==== INFORMATION SUPPLIED

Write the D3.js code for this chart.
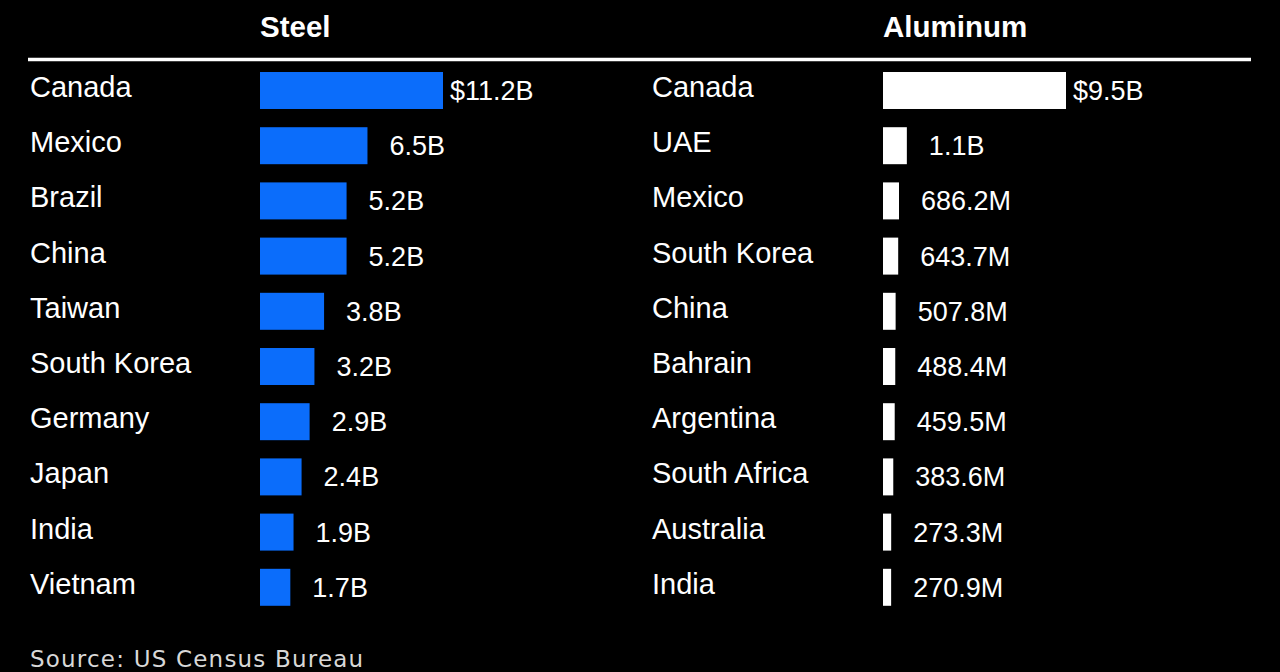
<!DOCTYPE html>
<html>
<head>
<meta charset="utf-8">
<script src="https://cdn.jsdelivr.net/npm/d3@7"></script>
<style>
  html, body { margin: 0; padding: 0; background: #000; }
  svg { display: block; }
</style>
</head>
<body>
<svg id="chart" width="1280" height="672"></svg>
<script>
// ---- Data ----
const steelCountries = ["Canada", "Mexico", "Brazil", "China", "Taiwan", "South Korea", "Germany", "Japan", "India", "Vietnam"];
const steelValues = [11.2, 6.5, 5.2, 5.2, 3.8, 3.2, 2.9, 2.4, 1.9, 1.7]; // $ billions

const aluminumCountries = ["Canada", "UAE", "Mexico", "South Korea", "China", "Bahrain", "Argentina", "South Africa", "Australia", "India"];
const aluminumValues = [9.5, 1.1, 0.6862, 0.6437, 0.5078, 0.4884, 0.4595, 0.3836, 0.2733, 0.2709]; // $ billions

const panelTitles = ["Steel", "Aluminum"];
const sourceText = "Source: US Census Bureau";

// ---- Layout ----
const svg = d3.select("#chart");
svg.append("rect").attr("width", 1280).attr("height", 672).attr("fill", "#000");

const y = d3.scaleBand()
  .domain(d3.range(10))
  .range([62.9, 614.9])
  .paddingInner(0.33)
  .paddingOuter(0.165);

function fmt(v) {
  return v >= 1 ? v.toFixed(1) + "B" : (v * 1000).toFixed(1) + "M";
}

const panels = [
  { title: panelTitles[0], countries: steelCountries, values: steelValues, nameX: 30, barX: 260, color: "#0b6dfb" },
  { title: panelTitles[1], countries: aluminumCountries, values: aluminumValues, nameX: 652, barX: 883, color: "#ffffff" }
];

// header rule
svg.append("line")
  .attr("x1", 28).attr("x2", 1251)
  .attr("y1", 59.5).attr("y2", 59.5)
  .attr("stroke", "#fff").attr("stroke-width", 3.5);

panels.forEach(p => {
  const x = d3.scaleLinear()
    .domain([0, d3.max(p.values)])
    .range([3, 183]);

  const g = svg.append("g");

  g.append("text")
    .attr("x", p.barX).attr("y", 37)
    .attr("fill", "#fff")
    .attr("font-family", "Liberation Sans, Arial, sans-serif")
    .attr("font-weight", "bold")
    .attr("font-size", 29.5)
    .text(p.title);

  const rows = g.selectAll("g.row")
    .data(p.values.map((v, i) => ({ v, i, name: p.countries[i] })))
    .join("g").attr("class", "row");

  rows.append("text")
    .attr("x", p.nameX)
    .attr("y", d => y(d.i) + y.bandwidth() / 2 + 6.5)
    .attr("fill", "#fff")
    .attr("font-family", "Liberation Sans, Arial, sans-serif")
    .attr("font-size", 29)
    .text(d => d.name);

  rows.append("rect")
    .attr("x", p.barX)
    .attr("y", d => y(d.i))
    .attr("width", d => x(d.v))
    .attr("height", y.bandwidth())
    .attr("fill", p.color);

  const lab = rows.append("text")
    .attr("x", d => p.barX + x(d.v) + 7)
    .attr("y", d => y(d.i) + y.bandwidth() / 2 + 9.5)
    .attr("fill", "#fff")
    .attr("font-family", "Liberation Sans, Arial, sans-serif")
    .attr("font-size", 27);
  lab.append("tspan")
    .attr("fill-opacity", d => d.i === 0 ? 1 : 0)
    .text("$");
  lab.append("tspan")
    .text(d => fmt(d.v));
});

svg.append("text")
  .attr("x", 30).attr("y", 667)
  .attr("fill", "#d8d8d8")
  .attr("font-family", "DejaVu Sans, sans-serif")
  .attr("font-size", 23)
  .attr("letter-spacing", 1.2)
  .text(sourceText);
</script>
</body>
</html>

========

**TASK PROMPT:**
Leave out the pictures and repeat the lines from the start of the material through the line with "1.7]; // $ billions", inclusive.

**SOLUTION FOR THIS PROBLEM:**
Write the D3.js code for this chart.
<!DOCTYPE html>
<html>
<head>
<meta charset="utf-8">
<script src="https://cdn.jsdelivr.net/npm/d3@7"></script>
<style>
  html, body { margin: 0; padding: 0; background: #000; }
  svg { display: block; }
</style>
</head>
<body>
<svg id="chart" width="1280" height="672"></svg>
<script>
// ---- Data ----
const steelCountries = ["Canada", "Mexico", "Brazil", "China", "Taiwan", "South Korea", "Germany", "Japan", "India", "Vietnam"];
const steelValues = [11.2, 6.5, 5.2, 5.2, 3.8, 3.2, 2.9, 2.4, 1.9, 1.7]; // $ billions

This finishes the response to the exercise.